O que essa dupla de intelectuais quer dizer, no fundo, é que a arte moderna, transformadora como foi e ainda pode ser, deixou um legado teórico problemático. Ao endeusar ou demonizar o progresso, criou a idéia de que tudo que lhe antecedeu pertencia a uma mesma ordem. Críticos como Herbert Read e Clement Greenberg colocaram a história da arte numa linha “evolutiva”, como se Rembrandt - e não escolho o exemplo por acaso - tivesse como intenção copiar a realidade tal como é, de modo fixo e não aproximativo, e como se uma linguagem experimental fosse apenas a que traz um procedimento até então inédito, e não a que é original ao propor novos termos de ver o mundo. Este debate ainda vai longe.
RODAPÉ
O novo romance de Bernardo Carvalho, com o belo título O Sol se Põe em São Paulo (Companhia das Letras), é um exemplo desses problemas que afligem a arte pós-vanguardista, travada na armadilha da metalinguagem. Ele faz mais uma vez um jogo de identidades trocadas, ou emprestadas, na história que seu narrador, um publicitário paulista candidato a romancista, escuta de uma japonesa imigrante sobre suas relações no Japão do pós-guerra. E a confusão entre realidade e ilusão é um estratagema literário que antecede em muito os modernos, que decidiram colocar a própria literatura no labirinto. Alguém ainda suporta escritor como personagem?
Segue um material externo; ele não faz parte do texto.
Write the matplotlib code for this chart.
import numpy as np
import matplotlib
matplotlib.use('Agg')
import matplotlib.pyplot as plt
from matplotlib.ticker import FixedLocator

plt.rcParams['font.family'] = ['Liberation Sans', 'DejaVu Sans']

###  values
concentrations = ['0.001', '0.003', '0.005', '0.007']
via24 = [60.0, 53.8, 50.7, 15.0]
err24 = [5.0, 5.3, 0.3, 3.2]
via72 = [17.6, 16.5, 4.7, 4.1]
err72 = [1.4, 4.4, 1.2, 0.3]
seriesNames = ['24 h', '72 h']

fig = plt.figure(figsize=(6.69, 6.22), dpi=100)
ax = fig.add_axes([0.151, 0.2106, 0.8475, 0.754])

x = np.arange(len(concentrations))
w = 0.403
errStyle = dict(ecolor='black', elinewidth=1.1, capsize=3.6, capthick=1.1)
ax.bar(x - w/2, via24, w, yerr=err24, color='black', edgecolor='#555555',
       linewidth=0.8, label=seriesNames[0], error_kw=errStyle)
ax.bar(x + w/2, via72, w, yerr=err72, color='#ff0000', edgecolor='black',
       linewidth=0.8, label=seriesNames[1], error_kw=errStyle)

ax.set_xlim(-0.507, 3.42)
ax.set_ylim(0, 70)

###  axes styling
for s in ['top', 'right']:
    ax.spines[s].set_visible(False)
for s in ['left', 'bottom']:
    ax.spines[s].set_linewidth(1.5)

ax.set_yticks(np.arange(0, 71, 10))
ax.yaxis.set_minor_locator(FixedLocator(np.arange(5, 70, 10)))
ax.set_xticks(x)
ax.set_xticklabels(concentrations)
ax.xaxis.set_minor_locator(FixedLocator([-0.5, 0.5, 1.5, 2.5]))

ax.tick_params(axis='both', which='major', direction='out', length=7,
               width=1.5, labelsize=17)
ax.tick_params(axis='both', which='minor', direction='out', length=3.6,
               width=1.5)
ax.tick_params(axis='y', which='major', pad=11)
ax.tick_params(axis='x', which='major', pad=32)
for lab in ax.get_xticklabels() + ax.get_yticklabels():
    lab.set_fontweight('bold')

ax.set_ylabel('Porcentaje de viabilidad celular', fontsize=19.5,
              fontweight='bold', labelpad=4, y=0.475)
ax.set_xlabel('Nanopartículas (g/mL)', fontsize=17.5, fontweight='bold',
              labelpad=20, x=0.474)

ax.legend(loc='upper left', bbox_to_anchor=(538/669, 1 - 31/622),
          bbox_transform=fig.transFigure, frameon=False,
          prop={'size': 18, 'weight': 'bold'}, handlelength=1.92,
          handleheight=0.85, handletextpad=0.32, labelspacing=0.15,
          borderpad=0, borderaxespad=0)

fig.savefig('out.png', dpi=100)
Esperava-se ao menos uma narrativa envolvente e elaborada, como em Nove Noites e Mongólia, e não um empilhamento de descrições indiretas em linguagem casual. Desta vez não entramos no ambiente imaginário porque não contém uma situação estranha como a do antropólogo na floresta ou a do nomadismo mongol. A trama, embora cheia de eventos, é feita de triângulos amorosos, e a escrita se sustenta em clichês como “fazendo dela gato-sapato” e “amor e ódio são indissociáveis”. E o tema da cidade de São Paulo, de sua modernidade de fachada, sua “vontade de passar pelo que não é” - “o que a cidade tem de mais pobre e paradoxalmente mais autêntico” - , termina como um mote sem glosa.
POR QUE NÃO ME UFANO (1)
Todo mundo faz questão de encher a boca para dizer que o etanol nacional é mais barato e produtivo que o americano. E que um acordo com Bush só pode acontecer se ele derrubar barreiras tarifárias. Ok, perfeito. Mas dê uma olhada no número de usinas que os EUA vão construir nos próximos anos. Logo estarão produzindo cinco vezes mais etanol que o Brasil. E volume faz diferença...
POR QUE NÃO ME UFANO (2)
Por falar em educação, a proposta do ministro Fernando Haddad, que quer mais R$ 8 bilhões para a área, foi uma decepção. Algumas coisas fazem sentido, como se sabe; o melhor exemplo é o investimento em ensino técnico. Mas, além de nada mencionar sobre a necessidade de mexer em custos (o Brasil gasta 5% do PIB, mas gasta mal), não se tocou na questão do conteúdo, como se resolver o problema quantitativo fosse resolver o qualitativo. Tão progressista, esse governo!